[Source code of charts]
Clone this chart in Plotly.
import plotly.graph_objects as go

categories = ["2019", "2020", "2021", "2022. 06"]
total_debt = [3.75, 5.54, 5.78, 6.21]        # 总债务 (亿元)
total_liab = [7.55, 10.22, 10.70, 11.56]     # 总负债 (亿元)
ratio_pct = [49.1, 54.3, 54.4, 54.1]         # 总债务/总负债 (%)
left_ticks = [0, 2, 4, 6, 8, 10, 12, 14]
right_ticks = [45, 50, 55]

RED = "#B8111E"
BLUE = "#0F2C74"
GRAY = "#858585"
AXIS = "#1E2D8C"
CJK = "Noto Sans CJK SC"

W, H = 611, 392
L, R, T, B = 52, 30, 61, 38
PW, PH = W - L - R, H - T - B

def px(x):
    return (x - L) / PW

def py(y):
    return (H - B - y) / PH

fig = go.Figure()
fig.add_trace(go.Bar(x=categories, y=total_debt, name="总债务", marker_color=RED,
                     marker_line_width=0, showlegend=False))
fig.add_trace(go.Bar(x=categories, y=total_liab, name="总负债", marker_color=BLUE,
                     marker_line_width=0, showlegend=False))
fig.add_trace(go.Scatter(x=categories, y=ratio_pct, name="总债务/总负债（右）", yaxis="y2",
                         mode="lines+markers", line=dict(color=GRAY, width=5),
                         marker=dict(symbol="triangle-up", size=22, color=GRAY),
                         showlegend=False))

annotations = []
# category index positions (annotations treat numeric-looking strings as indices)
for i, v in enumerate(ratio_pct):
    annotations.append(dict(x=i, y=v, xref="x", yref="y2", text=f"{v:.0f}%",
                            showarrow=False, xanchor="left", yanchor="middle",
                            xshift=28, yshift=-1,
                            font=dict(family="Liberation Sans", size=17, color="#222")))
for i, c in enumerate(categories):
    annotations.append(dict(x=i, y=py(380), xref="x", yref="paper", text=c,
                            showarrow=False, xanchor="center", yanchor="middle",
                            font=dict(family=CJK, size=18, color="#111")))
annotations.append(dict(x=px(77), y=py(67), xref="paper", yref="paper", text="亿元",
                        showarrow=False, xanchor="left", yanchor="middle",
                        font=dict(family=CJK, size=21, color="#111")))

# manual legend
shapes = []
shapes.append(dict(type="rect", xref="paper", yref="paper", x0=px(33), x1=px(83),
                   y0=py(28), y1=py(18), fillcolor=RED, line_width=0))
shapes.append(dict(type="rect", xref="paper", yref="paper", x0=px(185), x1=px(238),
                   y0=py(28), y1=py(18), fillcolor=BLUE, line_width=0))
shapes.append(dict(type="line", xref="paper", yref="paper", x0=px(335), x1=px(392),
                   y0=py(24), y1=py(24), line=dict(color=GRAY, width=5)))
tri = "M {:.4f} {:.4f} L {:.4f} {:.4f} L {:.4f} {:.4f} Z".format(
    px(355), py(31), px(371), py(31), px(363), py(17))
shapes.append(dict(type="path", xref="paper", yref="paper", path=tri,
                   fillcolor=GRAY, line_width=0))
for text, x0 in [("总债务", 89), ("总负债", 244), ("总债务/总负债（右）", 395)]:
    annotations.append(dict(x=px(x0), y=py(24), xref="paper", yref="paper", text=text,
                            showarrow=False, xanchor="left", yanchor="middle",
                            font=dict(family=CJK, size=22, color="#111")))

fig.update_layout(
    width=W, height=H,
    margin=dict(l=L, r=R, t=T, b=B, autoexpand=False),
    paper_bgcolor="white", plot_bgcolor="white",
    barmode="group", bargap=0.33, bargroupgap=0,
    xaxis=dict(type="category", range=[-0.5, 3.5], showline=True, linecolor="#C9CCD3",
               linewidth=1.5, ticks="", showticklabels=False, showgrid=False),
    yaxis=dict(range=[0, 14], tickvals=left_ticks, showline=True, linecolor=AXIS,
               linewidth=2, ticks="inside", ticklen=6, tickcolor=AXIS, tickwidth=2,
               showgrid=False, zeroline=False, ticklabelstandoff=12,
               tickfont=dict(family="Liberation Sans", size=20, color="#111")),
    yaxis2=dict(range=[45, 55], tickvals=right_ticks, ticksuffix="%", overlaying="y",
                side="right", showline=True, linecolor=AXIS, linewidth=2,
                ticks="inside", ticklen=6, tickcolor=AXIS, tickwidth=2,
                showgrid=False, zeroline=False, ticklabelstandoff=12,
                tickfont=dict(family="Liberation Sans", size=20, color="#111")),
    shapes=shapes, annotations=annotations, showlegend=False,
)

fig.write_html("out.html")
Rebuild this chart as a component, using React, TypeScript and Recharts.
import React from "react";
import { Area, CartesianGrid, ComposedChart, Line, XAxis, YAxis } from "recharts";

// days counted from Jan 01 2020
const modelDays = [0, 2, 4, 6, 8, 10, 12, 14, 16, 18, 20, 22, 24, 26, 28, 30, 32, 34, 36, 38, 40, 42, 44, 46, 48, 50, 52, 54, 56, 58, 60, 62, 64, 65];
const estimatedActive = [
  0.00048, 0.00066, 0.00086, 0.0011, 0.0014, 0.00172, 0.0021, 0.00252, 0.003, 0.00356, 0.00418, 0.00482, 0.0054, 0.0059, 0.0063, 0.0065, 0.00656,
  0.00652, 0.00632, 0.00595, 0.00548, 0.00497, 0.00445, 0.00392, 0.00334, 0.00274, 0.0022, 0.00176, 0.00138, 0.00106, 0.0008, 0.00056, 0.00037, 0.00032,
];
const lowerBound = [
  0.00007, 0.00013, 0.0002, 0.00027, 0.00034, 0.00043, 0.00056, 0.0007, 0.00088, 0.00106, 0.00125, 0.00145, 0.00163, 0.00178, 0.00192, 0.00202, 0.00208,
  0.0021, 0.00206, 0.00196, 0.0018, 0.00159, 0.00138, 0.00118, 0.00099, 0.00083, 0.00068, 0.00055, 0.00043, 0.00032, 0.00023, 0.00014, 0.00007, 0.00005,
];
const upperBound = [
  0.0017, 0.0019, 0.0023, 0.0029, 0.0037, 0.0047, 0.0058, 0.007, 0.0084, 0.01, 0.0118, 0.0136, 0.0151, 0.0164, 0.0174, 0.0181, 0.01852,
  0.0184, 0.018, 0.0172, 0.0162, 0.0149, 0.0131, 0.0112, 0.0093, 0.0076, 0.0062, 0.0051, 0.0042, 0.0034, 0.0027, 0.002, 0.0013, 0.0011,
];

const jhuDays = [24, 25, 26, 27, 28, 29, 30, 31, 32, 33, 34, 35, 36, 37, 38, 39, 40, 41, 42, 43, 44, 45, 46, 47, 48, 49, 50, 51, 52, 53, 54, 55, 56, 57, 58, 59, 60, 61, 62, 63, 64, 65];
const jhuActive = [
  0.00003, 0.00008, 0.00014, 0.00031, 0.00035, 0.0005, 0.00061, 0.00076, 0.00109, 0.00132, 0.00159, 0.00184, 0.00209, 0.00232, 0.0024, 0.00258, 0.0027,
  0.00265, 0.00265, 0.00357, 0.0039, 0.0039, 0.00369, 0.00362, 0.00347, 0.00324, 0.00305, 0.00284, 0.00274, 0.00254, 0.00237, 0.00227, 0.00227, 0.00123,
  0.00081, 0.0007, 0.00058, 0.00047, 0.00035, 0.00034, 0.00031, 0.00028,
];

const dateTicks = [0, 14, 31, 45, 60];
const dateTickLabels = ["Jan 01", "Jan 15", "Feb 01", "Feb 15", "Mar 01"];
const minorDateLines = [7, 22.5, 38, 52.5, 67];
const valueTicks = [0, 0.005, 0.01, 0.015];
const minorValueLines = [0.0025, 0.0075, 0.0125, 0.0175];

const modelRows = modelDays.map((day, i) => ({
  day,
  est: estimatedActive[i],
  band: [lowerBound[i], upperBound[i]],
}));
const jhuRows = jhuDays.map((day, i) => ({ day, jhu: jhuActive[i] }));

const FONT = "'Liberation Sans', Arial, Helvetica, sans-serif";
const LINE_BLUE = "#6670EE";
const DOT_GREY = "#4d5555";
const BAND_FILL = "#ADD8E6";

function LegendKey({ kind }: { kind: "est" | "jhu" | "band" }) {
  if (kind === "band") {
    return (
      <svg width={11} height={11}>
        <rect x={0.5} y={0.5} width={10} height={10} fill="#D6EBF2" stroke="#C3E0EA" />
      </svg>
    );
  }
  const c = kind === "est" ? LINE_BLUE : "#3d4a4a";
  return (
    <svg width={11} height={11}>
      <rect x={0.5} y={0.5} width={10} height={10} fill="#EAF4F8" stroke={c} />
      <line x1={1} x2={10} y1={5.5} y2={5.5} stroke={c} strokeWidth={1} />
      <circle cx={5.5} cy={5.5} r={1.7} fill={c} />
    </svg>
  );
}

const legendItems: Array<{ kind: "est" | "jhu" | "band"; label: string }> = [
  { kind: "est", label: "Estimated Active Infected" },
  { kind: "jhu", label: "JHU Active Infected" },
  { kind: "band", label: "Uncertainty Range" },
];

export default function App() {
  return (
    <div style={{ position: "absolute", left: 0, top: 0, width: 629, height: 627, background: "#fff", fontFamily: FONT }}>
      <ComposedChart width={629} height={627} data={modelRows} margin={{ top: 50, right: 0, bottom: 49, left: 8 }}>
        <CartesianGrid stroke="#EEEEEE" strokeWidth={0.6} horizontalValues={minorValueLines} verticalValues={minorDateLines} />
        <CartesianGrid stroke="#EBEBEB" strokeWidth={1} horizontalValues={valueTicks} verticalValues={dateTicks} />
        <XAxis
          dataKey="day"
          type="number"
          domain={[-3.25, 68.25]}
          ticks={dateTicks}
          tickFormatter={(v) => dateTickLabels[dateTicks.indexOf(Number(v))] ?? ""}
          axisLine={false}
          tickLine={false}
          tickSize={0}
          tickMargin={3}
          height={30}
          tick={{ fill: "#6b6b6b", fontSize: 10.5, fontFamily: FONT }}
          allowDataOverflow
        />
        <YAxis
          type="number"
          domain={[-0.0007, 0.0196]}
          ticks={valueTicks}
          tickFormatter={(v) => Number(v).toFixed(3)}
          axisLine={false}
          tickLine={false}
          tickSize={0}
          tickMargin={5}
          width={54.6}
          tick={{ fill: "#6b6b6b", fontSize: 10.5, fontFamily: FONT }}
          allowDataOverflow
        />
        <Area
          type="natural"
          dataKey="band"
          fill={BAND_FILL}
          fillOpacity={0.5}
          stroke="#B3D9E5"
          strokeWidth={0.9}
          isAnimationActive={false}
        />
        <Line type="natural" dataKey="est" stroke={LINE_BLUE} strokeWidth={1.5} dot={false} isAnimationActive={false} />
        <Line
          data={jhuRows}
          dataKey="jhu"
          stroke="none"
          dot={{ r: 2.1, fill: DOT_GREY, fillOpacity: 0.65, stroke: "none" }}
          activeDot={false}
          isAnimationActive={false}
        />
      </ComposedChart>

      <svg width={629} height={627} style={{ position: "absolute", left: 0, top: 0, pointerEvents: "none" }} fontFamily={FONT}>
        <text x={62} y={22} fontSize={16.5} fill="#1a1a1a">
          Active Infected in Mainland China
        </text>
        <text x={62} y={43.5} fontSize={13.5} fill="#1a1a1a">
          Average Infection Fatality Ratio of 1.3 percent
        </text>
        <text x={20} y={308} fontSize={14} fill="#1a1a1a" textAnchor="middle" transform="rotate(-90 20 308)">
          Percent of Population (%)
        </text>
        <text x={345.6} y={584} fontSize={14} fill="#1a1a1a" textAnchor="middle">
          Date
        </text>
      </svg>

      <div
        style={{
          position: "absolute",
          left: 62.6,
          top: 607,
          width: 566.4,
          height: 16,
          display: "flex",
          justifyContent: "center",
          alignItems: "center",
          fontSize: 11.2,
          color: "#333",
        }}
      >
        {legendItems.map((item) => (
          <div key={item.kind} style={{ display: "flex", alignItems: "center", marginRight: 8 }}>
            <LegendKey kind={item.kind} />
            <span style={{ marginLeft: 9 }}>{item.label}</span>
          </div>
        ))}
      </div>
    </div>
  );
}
--
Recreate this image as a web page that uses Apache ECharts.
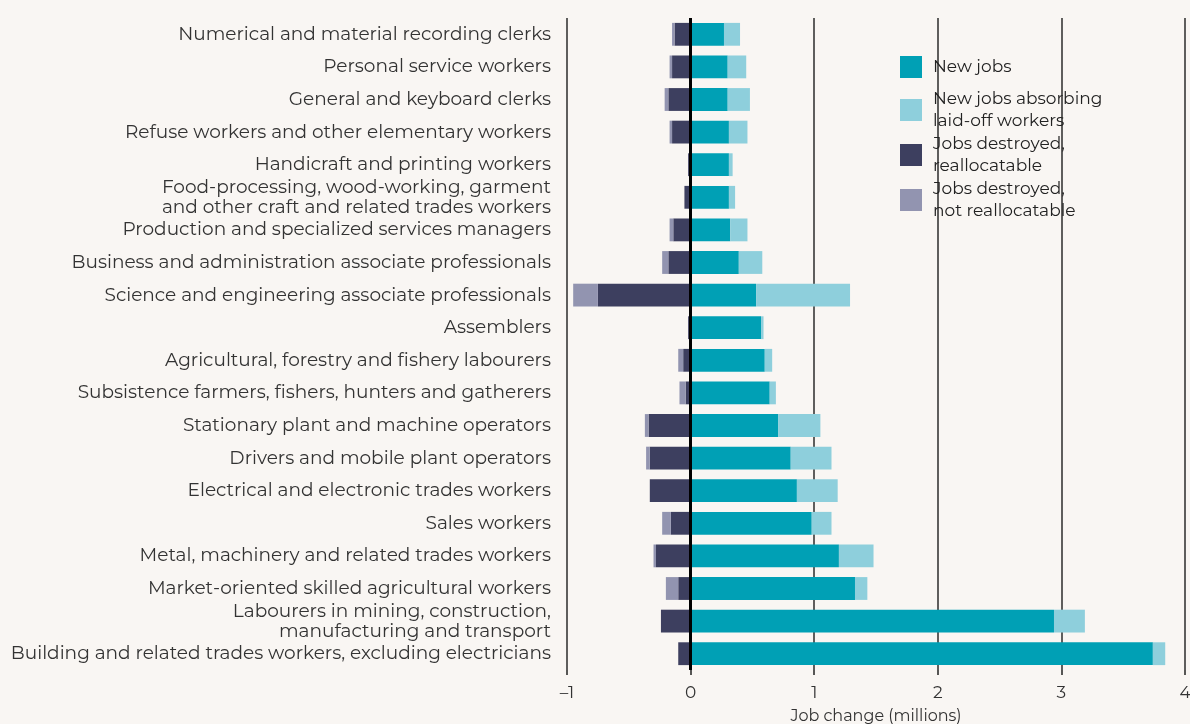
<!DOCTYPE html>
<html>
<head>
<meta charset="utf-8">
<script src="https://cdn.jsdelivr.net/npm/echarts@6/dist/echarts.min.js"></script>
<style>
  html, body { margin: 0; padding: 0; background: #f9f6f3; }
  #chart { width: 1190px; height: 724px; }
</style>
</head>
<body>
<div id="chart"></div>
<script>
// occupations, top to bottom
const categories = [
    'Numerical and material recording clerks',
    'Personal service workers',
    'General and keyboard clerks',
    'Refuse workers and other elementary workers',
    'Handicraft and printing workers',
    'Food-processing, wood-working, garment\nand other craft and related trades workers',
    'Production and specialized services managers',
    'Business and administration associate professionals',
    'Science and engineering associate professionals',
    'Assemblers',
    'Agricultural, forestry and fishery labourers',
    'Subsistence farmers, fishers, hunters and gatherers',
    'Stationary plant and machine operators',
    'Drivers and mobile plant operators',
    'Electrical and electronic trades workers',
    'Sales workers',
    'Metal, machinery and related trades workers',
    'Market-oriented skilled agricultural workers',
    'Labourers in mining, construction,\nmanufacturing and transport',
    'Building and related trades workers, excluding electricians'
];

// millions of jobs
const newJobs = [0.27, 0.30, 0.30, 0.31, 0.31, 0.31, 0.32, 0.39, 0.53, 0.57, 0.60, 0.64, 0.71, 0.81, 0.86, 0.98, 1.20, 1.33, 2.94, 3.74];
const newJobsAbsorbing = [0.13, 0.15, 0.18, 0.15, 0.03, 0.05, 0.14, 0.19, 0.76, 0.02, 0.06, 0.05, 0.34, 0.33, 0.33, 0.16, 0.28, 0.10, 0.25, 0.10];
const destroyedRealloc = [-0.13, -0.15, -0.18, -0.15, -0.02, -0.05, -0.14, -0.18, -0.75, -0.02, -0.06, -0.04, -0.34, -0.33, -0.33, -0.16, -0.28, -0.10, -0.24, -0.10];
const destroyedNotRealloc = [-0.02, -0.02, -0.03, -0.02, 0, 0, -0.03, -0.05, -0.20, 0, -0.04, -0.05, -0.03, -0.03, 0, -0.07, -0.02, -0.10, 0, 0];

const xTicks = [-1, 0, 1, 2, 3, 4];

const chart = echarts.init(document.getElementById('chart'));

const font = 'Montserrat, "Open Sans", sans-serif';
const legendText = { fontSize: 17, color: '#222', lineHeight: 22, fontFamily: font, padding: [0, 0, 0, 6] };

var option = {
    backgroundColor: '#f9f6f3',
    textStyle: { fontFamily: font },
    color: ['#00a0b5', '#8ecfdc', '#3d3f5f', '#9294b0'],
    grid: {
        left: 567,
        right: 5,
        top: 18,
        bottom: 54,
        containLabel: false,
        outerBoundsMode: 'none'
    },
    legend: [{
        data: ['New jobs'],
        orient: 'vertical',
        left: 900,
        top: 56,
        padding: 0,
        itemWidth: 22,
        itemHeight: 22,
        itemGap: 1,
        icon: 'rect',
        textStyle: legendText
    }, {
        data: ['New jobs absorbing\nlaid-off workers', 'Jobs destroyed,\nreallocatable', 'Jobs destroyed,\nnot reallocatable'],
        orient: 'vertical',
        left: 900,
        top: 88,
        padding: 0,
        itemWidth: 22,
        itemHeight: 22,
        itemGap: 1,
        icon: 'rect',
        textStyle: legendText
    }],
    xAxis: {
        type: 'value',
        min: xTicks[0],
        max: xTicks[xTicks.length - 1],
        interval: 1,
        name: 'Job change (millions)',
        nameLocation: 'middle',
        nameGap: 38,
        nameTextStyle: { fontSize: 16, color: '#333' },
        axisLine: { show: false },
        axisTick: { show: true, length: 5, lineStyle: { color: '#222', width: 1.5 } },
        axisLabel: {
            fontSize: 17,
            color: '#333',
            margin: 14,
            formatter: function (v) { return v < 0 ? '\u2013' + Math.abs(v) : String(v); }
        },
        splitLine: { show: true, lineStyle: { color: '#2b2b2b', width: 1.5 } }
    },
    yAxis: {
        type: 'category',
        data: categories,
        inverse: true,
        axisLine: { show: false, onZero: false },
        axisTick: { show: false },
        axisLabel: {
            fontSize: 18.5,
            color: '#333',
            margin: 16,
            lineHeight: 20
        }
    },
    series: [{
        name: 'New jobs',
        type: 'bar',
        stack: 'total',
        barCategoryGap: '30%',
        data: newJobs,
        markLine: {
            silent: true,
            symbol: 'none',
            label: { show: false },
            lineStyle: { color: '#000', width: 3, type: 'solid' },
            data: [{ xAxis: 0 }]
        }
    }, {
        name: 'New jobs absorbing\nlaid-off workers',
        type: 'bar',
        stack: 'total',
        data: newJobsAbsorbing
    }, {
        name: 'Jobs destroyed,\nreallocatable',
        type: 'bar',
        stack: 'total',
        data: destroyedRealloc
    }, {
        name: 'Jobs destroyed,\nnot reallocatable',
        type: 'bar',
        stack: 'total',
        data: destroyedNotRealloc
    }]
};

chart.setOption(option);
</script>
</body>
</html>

Work to do:
Using the listing, copy every line where the word "this" shows up.

Completed task:
Clone this chart in Plotly.
Rebuild this chart as a component, using React, TypeScript and Recharts.
Recreate this image as a web page that uses Apache ECharts.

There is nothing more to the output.